### [Supplied information]
>> Begin

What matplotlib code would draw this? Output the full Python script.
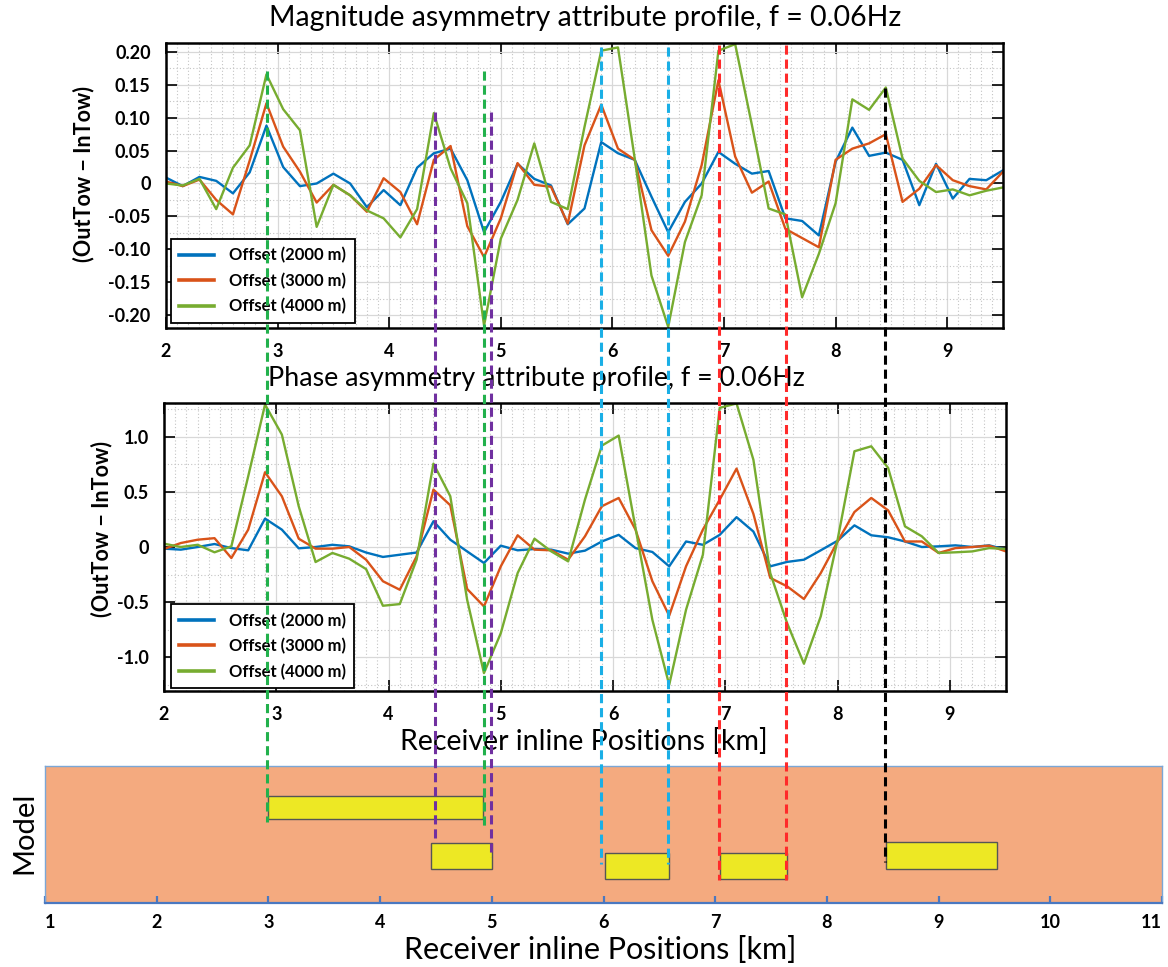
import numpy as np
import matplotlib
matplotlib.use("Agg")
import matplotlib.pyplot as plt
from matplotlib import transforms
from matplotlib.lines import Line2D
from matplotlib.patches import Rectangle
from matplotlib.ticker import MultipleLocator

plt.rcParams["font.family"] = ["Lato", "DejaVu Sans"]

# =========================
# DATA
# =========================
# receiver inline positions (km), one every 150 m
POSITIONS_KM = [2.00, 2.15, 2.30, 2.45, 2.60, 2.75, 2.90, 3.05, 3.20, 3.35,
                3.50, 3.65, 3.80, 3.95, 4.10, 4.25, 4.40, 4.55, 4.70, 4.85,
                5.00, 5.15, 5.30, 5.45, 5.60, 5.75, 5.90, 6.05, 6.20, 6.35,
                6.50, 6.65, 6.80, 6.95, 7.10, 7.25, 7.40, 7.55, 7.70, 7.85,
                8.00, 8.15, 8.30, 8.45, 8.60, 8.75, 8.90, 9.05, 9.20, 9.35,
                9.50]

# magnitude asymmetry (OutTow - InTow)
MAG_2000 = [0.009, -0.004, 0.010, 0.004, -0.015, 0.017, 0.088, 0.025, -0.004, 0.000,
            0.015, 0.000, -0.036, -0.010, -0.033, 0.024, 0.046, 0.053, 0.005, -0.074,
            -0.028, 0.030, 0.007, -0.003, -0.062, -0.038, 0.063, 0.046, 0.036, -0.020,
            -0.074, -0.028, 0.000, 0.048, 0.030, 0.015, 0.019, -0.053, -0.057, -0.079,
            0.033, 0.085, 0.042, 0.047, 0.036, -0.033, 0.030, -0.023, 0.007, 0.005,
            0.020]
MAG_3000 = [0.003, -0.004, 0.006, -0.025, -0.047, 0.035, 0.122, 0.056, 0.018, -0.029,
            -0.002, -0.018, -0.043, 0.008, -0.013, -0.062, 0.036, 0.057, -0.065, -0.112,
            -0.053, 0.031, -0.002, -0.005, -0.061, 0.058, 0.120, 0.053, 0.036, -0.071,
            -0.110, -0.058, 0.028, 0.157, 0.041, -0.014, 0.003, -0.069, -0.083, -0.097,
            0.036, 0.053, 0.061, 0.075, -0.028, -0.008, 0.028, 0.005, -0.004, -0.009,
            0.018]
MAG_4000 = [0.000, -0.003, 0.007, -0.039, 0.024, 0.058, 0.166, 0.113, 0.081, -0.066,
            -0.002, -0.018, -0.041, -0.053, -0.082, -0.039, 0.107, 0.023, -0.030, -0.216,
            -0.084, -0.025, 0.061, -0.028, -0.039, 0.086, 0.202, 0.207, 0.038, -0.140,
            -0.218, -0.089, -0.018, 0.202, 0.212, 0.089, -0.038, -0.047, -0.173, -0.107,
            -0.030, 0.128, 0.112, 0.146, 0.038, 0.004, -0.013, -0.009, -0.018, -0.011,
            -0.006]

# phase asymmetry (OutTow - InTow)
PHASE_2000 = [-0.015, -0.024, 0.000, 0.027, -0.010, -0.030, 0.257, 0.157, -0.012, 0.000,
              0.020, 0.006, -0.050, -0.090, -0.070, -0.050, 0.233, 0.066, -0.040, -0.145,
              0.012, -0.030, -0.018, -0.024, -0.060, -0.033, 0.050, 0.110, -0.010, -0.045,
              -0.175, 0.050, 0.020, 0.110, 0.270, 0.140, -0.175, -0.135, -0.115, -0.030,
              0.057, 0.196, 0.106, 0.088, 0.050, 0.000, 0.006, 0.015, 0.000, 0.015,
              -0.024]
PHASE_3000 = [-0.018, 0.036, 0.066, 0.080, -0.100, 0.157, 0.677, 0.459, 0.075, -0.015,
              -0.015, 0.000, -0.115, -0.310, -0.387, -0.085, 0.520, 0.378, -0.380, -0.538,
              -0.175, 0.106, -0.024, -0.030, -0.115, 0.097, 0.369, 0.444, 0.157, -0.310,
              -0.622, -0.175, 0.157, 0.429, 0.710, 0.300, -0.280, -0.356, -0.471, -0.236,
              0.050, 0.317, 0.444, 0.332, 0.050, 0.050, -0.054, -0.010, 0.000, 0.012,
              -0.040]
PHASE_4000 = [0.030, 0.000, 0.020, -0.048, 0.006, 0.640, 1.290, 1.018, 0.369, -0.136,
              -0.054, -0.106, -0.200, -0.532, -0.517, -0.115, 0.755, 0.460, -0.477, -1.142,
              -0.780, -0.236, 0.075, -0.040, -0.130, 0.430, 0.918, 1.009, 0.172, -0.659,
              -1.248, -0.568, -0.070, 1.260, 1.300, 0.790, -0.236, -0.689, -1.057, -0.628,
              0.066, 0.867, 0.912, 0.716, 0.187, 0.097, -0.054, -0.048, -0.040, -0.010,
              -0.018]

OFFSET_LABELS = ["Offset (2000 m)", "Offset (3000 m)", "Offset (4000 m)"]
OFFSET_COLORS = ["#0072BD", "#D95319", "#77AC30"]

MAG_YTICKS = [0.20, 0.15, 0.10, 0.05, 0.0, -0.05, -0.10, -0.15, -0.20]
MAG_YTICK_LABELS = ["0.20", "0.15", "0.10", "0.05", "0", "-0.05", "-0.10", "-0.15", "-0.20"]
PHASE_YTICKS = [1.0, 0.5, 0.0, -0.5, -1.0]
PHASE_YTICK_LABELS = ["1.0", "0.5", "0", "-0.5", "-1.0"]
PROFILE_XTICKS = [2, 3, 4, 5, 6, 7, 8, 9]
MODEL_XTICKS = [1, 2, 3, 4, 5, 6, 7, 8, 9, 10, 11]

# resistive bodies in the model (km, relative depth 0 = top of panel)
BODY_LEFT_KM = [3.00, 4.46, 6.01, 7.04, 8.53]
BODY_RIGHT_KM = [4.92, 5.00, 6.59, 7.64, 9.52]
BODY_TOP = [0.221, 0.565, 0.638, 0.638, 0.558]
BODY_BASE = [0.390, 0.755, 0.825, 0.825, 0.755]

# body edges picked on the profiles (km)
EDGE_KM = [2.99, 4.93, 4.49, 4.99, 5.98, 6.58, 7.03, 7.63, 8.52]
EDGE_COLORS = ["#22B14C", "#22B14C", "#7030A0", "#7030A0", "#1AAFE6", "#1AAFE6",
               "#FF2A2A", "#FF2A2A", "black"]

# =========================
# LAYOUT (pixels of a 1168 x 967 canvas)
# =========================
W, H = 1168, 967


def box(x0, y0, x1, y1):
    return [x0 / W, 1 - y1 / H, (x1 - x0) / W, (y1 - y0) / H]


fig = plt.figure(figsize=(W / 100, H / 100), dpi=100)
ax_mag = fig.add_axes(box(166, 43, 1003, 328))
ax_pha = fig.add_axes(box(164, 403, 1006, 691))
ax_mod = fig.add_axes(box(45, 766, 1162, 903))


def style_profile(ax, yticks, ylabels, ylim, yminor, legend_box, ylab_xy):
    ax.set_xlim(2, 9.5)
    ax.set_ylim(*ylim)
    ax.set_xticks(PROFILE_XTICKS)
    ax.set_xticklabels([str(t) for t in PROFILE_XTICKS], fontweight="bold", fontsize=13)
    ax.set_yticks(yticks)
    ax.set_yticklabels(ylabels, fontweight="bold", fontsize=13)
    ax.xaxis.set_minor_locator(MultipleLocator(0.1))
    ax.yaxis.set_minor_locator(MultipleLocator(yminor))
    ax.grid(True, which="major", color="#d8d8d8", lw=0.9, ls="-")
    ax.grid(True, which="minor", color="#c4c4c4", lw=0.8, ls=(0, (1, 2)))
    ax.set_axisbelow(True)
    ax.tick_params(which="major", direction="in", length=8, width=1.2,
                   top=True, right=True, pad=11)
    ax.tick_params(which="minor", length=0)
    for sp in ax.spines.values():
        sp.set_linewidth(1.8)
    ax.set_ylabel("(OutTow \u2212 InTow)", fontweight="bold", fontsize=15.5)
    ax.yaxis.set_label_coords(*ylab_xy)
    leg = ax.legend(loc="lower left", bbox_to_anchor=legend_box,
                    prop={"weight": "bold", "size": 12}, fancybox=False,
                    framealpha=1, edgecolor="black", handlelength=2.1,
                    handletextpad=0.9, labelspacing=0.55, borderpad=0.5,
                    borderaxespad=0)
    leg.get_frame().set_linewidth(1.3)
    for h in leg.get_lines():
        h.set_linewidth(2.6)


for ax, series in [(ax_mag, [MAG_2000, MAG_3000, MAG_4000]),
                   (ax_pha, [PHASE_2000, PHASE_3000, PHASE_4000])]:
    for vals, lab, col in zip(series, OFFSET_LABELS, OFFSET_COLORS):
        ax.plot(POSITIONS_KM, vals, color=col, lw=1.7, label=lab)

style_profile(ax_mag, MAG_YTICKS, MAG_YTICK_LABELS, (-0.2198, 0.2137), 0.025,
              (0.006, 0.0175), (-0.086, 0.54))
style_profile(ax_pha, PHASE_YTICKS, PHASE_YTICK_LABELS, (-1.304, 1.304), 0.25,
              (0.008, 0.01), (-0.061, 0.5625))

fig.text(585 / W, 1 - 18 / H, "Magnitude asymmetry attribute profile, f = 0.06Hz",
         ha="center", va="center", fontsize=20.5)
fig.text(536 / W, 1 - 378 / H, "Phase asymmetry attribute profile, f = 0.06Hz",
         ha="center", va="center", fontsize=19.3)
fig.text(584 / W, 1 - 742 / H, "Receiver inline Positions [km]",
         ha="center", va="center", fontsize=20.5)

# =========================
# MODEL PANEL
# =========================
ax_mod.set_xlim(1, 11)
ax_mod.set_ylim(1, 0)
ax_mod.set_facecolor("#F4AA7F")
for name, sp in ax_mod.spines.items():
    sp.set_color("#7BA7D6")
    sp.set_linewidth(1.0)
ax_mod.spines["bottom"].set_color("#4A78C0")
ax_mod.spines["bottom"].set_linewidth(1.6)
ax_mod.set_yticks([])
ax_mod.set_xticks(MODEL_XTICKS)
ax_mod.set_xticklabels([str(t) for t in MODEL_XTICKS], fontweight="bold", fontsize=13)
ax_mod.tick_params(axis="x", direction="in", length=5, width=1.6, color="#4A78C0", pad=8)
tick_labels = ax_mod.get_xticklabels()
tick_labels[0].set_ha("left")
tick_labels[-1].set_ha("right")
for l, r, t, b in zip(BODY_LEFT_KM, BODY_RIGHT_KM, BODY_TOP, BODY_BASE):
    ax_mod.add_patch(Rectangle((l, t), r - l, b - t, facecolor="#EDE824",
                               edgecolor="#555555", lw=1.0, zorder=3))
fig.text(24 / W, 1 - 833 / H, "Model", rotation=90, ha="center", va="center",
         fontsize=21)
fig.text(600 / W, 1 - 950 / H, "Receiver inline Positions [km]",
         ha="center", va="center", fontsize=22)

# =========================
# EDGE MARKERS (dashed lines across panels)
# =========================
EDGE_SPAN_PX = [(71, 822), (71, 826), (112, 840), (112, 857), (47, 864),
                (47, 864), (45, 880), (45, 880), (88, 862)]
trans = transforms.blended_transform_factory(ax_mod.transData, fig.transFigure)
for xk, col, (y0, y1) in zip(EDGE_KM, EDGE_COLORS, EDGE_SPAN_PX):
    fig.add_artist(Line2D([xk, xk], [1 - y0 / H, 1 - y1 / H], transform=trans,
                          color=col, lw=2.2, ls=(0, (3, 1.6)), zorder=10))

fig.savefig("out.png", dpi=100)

>> End

Repeat the listing above up to and including the line with "from matplotlib.ticker import MultipleLocator", starting from its first line. Drop any pictures.

What matplotlib code would draw this? Output the full Python script.
import numpy as np
import matplotlib
matplotlib.use("Agg")
import matplotlib.pyplot as plt
from matplotlib import transforms
from matplotlib.lines import Line2D
from matplotlib.patches import Rectangle
from matplotlib.ticker import MultipleLocator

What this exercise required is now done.